8世紀前半の玄宗(唐)の時が最も整った時期のものとされている。この法体系は日本を始め、新羅、渤海など6~7世紀に国家機構を整備した東アジアの周辺諸国にも採用され、後世に至るまで大きな規制力を持つこととなった。さらに後代の明では、明律と明令が制定された。
律令国家の形成
唐と日本の律令
日本の律令法は、7世紀末から8世紀初頭にかけて、唐の律令を導入することによって編纂された。
日本の律令は、唐の律令を母法とする継受法という側面と、固有法という側面とを、併せもっている。ただし、固有法とはいっても、隋・唐以前の中国南北朝の法制を朝鮮諸国を通じて導入したり、朝鮮諸国の国制を導入したりして、形成されていったのであり、どこまで日本固有のものかを判断することは難しい。
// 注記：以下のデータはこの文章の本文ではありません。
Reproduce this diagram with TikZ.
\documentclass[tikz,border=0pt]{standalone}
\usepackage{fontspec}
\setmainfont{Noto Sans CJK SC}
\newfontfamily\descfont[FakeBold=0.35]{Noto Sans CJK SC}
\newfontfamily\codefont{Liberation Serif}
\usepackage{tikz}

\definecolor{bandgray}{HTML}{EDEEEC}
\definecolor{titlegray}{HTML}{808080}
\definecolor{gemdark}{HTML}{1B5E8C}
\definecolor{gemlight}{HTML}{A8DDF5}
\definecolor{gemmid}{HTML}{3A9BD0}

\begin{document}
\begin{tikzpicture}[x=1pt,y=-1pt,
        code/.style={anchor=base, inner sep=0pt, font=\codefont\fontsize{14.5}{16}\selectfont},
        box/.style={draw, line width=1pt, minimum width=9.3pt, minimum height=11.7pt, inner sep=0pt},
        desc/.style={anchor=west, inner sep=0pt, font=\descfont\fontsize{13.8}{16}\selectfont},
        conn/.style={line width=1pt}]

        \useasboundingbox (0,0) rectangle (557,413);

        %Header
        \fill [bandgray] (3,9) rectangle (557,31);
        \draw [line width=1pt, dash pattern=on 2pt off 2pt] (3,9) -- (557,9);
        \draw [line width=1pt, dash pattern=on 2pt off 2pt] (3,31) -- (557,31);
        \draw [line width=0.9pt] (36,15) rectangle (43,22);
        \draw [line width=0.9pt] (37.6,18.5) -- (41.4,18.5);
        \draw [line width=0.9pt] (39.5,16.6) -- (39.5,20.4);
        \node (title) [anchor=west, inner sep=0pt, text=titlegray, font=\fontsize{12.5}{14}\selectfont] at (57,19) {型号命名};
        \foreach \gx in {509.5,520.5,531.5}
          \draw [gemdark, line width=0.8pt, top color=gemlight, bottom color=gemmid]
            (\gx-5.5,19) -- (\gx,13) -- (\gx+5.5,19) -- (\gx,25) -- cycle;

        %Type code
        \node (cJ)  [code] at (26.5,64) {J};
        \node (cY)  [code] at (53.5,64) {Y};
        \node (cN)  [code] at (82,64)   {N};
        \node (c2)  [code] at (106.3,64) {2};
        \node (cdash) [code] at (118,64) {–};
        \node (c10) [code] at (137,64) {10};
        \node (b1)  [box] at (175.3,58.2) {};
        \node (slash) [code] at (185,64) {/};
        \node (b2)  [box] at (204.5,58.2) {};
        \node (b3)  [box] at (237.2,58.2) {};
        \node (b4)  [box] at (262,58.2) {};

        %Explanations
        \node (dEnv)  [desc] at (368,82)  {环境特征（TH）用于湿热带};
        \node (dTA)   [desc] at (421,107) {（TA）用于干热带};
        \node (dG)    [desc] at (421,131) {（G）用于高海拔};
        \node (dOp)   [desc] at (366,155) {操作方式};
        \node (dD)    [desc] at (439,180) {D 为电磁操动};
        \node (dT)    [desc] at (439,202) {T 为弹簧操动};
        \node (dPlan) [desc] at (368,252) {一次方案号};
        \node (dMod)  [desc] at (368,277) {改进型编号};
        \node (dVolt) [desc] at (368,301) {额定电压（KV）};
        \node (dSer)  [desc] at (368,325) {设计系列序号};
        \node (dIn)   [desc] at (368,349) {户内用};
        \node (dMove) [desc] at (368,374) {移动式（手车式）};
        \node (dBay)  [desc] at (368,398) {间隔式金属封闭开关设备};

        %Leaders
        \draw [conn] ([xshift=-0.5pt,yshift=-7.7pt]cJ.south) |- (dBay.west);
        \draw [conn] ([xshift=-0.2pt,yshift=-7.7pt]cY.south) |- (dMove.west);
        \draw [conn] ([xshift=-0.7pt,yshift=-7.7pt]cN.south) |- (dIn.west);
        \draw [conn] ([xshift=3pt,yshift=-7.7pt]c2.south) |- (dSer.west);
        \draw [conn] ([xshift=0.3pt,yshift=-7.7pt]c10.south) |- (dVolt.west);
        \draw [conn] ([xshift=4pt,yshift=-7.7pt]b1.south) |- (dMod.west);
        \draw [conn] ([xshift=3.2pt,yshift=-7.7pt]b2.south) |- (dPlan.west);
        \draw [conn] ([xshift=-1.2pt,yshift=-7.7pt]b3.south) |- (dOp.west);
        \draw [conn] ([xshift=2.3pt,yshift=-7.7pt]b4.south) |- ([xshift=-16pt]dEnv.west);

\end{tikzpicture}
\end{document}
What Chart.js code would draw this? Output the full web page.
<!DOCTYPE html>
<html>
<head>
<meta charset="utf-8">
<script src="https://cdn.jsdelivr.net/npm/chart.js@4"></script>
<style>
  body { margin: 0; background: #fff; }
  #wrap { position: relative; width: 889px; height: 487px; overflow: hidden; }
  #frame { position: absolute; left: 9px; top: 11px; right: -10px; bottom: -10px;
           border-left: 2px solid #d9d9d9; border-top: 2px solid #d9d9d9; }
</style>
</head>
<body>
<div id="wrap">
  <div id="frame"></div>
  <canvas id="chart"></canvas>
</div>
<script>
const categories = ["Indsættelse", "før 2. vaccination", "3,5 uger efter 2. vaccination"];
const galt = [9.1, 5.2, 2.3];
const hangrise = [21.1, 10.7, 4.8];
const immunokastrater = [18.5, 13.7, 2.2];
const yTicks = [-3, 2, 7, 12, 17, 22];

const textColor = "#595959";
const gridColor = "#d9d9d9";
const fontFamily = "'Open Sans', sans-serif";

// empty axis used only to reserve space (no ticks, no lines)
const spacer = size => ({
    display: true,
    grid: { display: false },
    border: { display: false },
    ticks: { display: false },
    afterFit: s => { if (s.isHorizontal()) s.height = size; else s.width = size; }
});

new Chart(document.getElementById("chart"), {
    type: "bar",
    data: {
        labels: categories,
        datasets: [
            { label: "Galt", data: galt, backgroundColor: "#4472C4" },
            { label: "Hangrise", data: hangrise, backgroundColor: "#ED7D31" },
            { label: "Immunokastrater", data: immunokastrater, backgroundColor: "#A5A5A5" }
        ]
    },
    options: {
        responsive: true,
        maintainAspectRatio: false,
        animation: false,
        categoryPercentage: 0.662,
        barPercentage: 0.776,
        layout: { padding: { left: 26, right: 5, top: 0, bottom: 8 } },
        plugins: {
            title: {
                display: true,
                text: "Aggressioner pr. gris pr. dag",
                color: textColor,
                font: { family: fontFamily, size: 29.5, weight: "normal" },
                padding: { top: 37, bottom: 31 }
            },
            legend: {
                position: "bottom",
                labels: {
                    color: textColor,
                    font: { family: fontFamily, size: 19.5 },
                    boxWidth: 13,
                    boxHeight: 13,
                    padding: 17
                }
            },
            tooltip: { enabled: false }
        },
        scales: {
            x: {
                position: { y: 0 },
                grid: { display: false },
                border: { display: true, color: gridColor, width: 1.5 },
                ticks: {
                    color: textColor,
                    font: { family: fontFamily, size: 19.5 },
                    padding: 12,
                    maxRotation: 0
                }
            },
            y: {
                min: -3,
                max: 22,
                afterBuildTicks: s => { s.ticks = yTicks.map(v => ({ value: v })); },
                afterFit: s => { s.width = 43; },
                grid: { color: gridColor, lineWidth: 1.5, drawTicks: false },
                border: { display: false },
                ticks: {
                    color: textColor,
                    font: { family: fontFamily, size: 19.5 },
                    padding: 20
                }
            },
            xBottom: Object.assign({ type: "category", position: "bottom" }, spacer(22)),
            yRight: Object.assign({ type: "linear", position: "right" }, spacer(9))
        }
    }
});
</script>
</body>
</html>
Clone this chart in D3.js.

また、中国では儒教の基本である礼楽が、律令を支える社会思想として機能していたが、日本ではそれらを受容することはなく、律令は単なる支配の道具という側面が強かった。中国では律が先に編纂されたのに対し、日本では、令のみで律が編纂されなかった飛鳥浄御原令、令の方が先行して施行された大宝律令にみられるように、行政法としての令の方が優先された(令のみが現在まで伝わっているのも偶然ではない)。また、社会の発達の段階が、唐と日本では格段の差があった。氏族制的な原理が在地社会で生き続けていた日本においては、律令は「統治技術の先取り、もしくは目標」と認識されていたのである。
なお、唐の律令と比較すると、律は唐律をほぼ引き写したものであるのに対し(ただし、概して日本律の方が唐律よりも刑罰が軽い)、令は唐令を参照しながらも、日本の国情に合うように修正した箇所もある。例えば、家産分割法としての戸令応分条が日本では遺産相続法に変えられていたり、外祖父母の地位が中国に比べて高く規定されていることなどは、日本の社会構造に対応したものと考えられる。